The detailed four-page email, which was a carefully-considered response to industry concerns about multiple areas of the evolving situation, states that in two years’ time the government will end a £200 million project – the Trader Support Scheme (TSS) – designed to help businesses surmount the new barriers to trade.
In the government press release where Cabinet Office minister Michael Gove announced the TSS, there was no mention of it ending after two years. Secretary of State Brandon Lewis said it would “ensure that businesses of all sizes can have import processes dealt with on their behalf, at no cost”.
An experienced freight industry source told the News Letter that it was “a load of rubbish” to suggest that the TSS will do everything to overcome the hurdles created by the new border. He said that the new arrangements, whereby the vast majority of loads are not checked at any border, was also “a recipe for smuggling”.
The freight industry veteran added: “We are panicking – and we’re really angry.”
Despite government claims that internal UK trade across the Irish Sea will be “unfettered”, the email obtained by the News Letter sets out a host of new processes involving cost and red tape. One jargon-laden paragraph from the email gives a sense of the massive complexity of the new border arrangements.
The official wrote: “In the majority of cases TSS will use CFSP simplified customs procedures to reduce port processing times. The ENS (safety and security) declaration is used to initiate the frontier process and generate the SFD (Simplified Frontier Declaration). Hauliers visit the TSS portal to enter basic load information, TSS auto-generates the ENS and returns the MRN (Movement Reference Number) to the user.
“By enriching this data with information provided during the registration process TSS also generates the SFD and passes this additional MRN back to the user thus enabling them to obtain their GMR (Goods Movement Record).
“The final customs declaration (supplementary declaration) takes place after the goods have arrived and without the haulier needing to fully complete customs processes prior to delivery.”
Referring to the end of the TSS scheme – which is not run by government, but involves tech giant Fujitsu, up to 700 call centre staff, vast US management consultant McKinsey and several haulage companies – the official said bluntly that “TSS will exit the market after a two year period”. They added: “Indeed the goal of TSS should be to leave that market in a better position when it leaves NI than when it started.”

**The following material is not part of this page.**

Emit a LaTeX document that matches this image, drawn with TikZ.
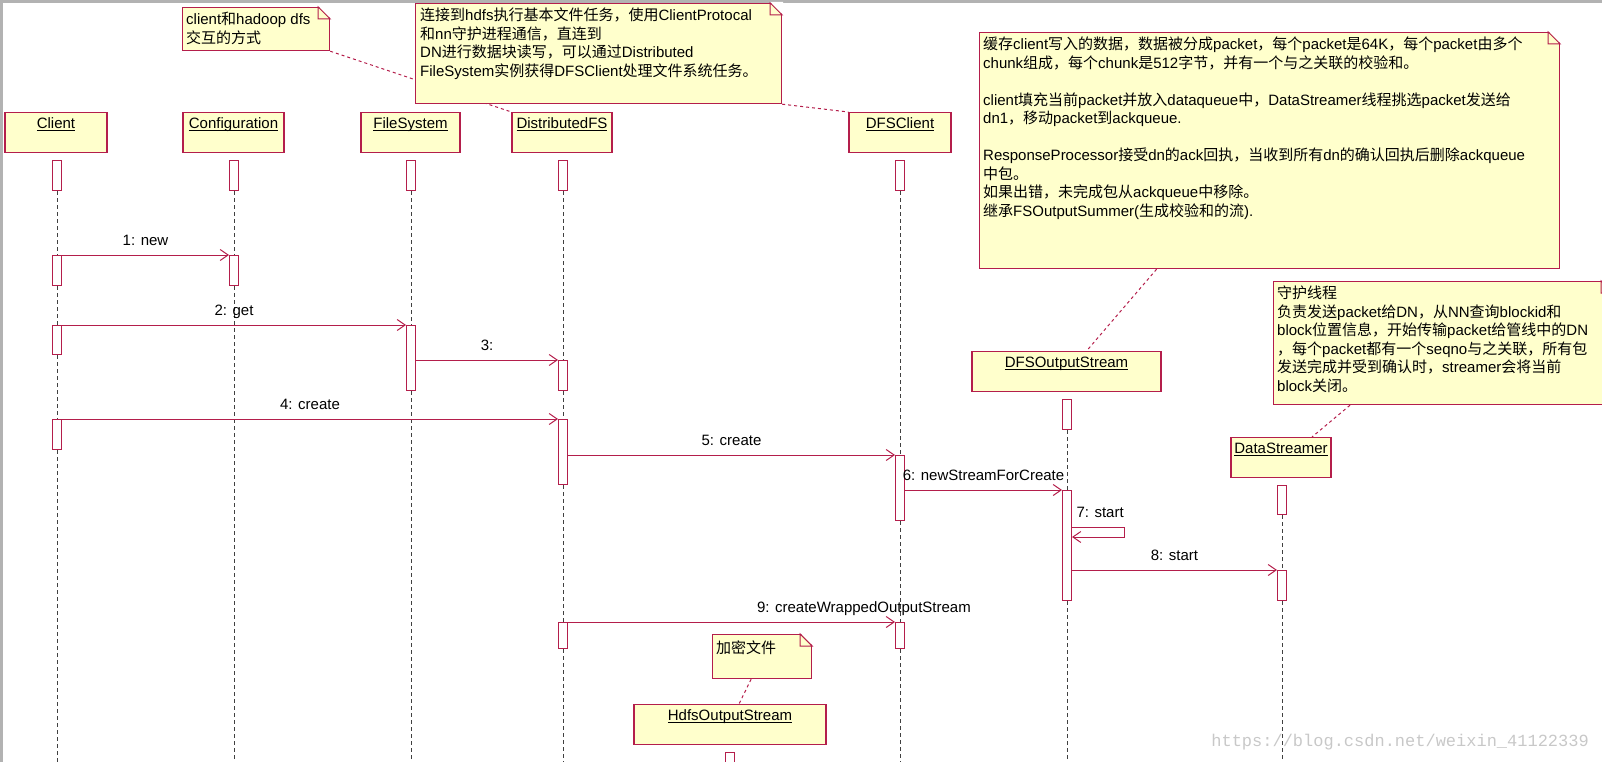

In crude terms, that implies that if the TSS costs £200 million for two years – and even that does not cover all aspects of the new border – then firms, and ultimately consumers, will face an annual bill which could be in the region of £100 million.
The News Letter asked the NIO and HMRC why the government was not open with the public about its plan to end the TSS after two years. We also asked whether, despite overwhelming evidence to the contrary, the NIO continues to claim that “there will be no border in the Irish Sea” and businesses in Northern Ireland.
In response, the government departments said in a joint statement: “We have been consistently clear about our unequivocal commitment to delivering unfettered access for Northern Ireland goods to the UK market. The government is providing extensive support to businesses impacted by the Northern Ireland Protocol, helping to preserve the flow of Northern Ireland trade and ensure compliance.
“The new and unprecedented TSS is part of this, growing capability and capacity. This service is in place initially for two years, at which point it will be reviewed to make sure that support is appropriate for the circumstances at the time.”